Some people are jerks:
"We didn't know if he still had a scholarship at Michigan," Christine Posada said. "We had other colleges calling him and telling him that he wouldn't have a scholarship at Michigan and he should come to their school.
"They were scaring this 17-year-old kid."
Posada also believed he was a good fit in good Rich Rodriguez's spread offensive attack.
"I like Coach Rod's offense," he said. "The offensive tackle isn't squished next to a tight end at the line of scrimmage. It's a power football scheme that still allows you to be physical and dominant."
Why Alex Mitchell? Like Posada, Mitchell was big. Mitchell was reputed to be a tackle when he was a recruit but showed up monstrous and slid inside quickly. He then emerged into a starter and run mauler before his drive evaporated. He packed on pounds, quit the team, was begged back despite being ever more corpulent, and played during Infamous Carr Denouement.
Mitchell was higher rated but didn't pan out; Posada's career hinges on avoiding the hamfate that befell his predecessor.

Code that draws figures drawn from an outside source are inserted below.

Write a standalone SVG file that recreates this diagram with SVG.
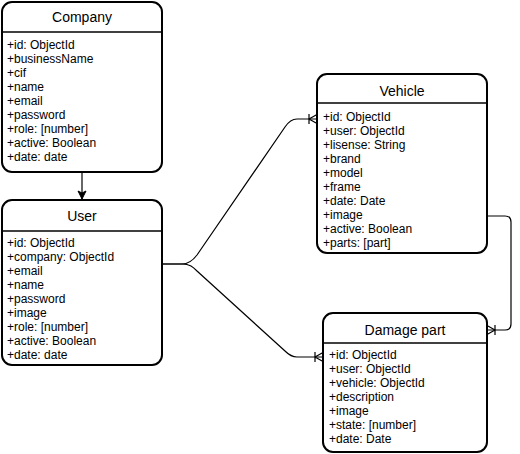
<svg xmlns="http://www.w3.org/2000/svg" width="520" height="454" viewBox="0 0 520 454">
<style>
.box{fill:#fff;stroke:#000;stroke-width:2}
.sep{stroke:#000;stroke-width:1.5}
.title{font-family:"Liberation Sans",Arial,sans-serif;font-size:14px;font-weight:normal;text-anchor:middle;fill:#000}
.row{font-family:"Liberation Sans",Arial,sans-serif;font-size:12px;fill:#000}
.edge{fill:none;stroke:#000;stroke-width:1.2}
</style>
<defs>
<marker id="crow" markerUnits="userSpaceOnUse" viewBox="-12 -8 14 16" refX="0" refY="0" markerWidth="14" markerHeight="16" orient="auto">
<path d="M0,-4.5 L-8,0 L0,4.5 M-8,-5 L-8,5" fill="none" stroke="#000" stroke-width="1.2"/>
</marker>
<marker id="arrow" markerUnits="userSpaceOnUse" viewBox="-10 -5 11 10" refX="0" refY="0" markerWidth="11" markerHeight="10" orient="auto">
<path d="M0,0 L-8,-4 L-6,0 L-8,4 Z" fill="#000" stroke="#000" stroke-width="1"/>
</marker>
</defs>
<g id="connectors">
<path class="edge" d="M82,172 L82,199" marker-end="url(#arrow)"/>
<path class="edge" d="M162,264 L182,264 C190,264 194,259 197,255 L285,127 C289,121 292,119 297,119 L317,119" marker-end="url(#crow)"/>
<path class="edge" d="M162,264 L182,264 C190,264 193,267 197,271 L285,351 C290,356 293,357 297,357 L323,357" marker-end="url(#crow)"/>
<path class="edge" d="M487,216 L505,216 Q511,216 511,222 L511,324 Q511,330 505,330 L487,330" marker-end="url(#crow)"/>
</g>
<g id="company">
<rect class="box" x="2" y="2" width="160" height="170" rx="10"/>
<line class="sep" x1="2" y1="32" x2="162" y2="32"/>
<text class="title" x="82" y="22">Company</text>
<text class="row" x="7" y="49">+id: ObjectId</text>
<text class="row" x="7" y="63">+businessName</text>
<text class="row" x="7" y="77">+cif</text>
<text class="row" x="7" y="91">+name</text>
<text class="row" x="7" y="105">+email</text>
<text class="row" x="7" y="119">+password</text>
<text class="row" x="7" y="133">+role: [number]</text>
<text class="row" x="7" y="147">+active: Boolean</text>
<text class="row" x="7" y="161">+date: date</text>
</g>
<g id="user">
<rect class="box" x="2" y="200" width="160" height="165" rx="10"/>
<line class="sep" x1="2" y1="231" x2="162" y2="231"/>
<text class="title" x="82" y="221">User</text>
<text class="row" x="7" y="247">+id: ObjectId</text>
<text class="row" x="7" y="261">+company: ObjectId</text>
<text class="row" x="7" y="275">+email</text>
<text class="row" x="7" y="289">+name</text>
<text class="row" x="7" y="303">+password</text>
<text class="row" x="7" y="317">+image</text>
<text class="row" x="7" y="331">+role: [number]</text>
<text class="row" x="7" y="345">+active: Boolean</text>
<text class="row" x="7" y="359">+date: date</text>
</g>
<g id="vehicle">
<rect class="box" x="317" y="74" width="170" height="179" rx="10"/>
<line class="sep" x1="317" y1="103" x2="487" y2="103"/>
<text class="title" x="402" y="96">Vehicle</text>
<text class="row" x="323" y="121">+id: ObjectId</text>
<text class="row" x="323" y="135">+user: ObjectId</text>
<text class="row" x="323" y="149">+lisense: String</text>
<text class="row" x="323" y="163">+brand</text>
<text class="row" x="323" y="177">+model</text>
<text class="row" x="323" y="191">+frame</text>
<text class="row" x="323" y="205">+date: Date</text>
<text class="row" x="323" y="219">+image</text>
<text class="row" x="323" y="233">+active: Boolean</text>
<text class="row" x="323" y="247">+parts: [part]</text>
</g>
<g id="damage-part">
<rect class="box" x="323" y="313" width="164" height="139" rx="10"/>
<line class="sep" x1="323" y1="343" x2="487" y2="343"/>
<text class="title" x="405" y="335">Damage part</text>
<text class="row" x="329" y="359">+id: ObjectId</text>
<text class="row" x="329" y="373">+user: ObjectId</text>
<text class="row" x="329" y="387">+vehicle: ObjectId</text>
<text class="row" x="329" y="401">+description</text>
<text class="row" x="329" y="415">+image</text>
<text class="row" x="329" y="429">+state: [number]</text>
<text class="row" x="329" y="443">+date: Date</text>
</g>
</svg>
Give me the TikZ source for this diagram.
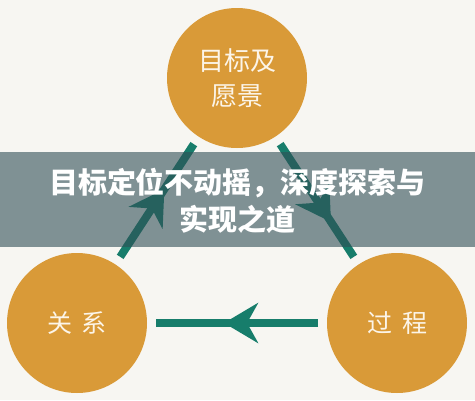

Guru Reliability: High. Posada was healthy; scouting reports are consistent, rankings are pretty much in the same range; Plant is uber-scouted.
General Excitement Level: Moderate-minus. The recruiting rankings and scouting reports warrant a moderate; coming in at 340 is a bad sign.
Projection: Lock to redshirt. Michigan has Khoury and Mealer at guard ahead of him on the two deep and while Chris Bryant is equally Weisian he's also rated a lot higher. After that he'll compete against Bryant and the incoming flood of freshmen for two starting jobs. He'll have a year on the freshmen, but they'll have recruiting ratings and their ability to show up at a more ready-to-play weight on their side. I'd say his shot at starting is 30%.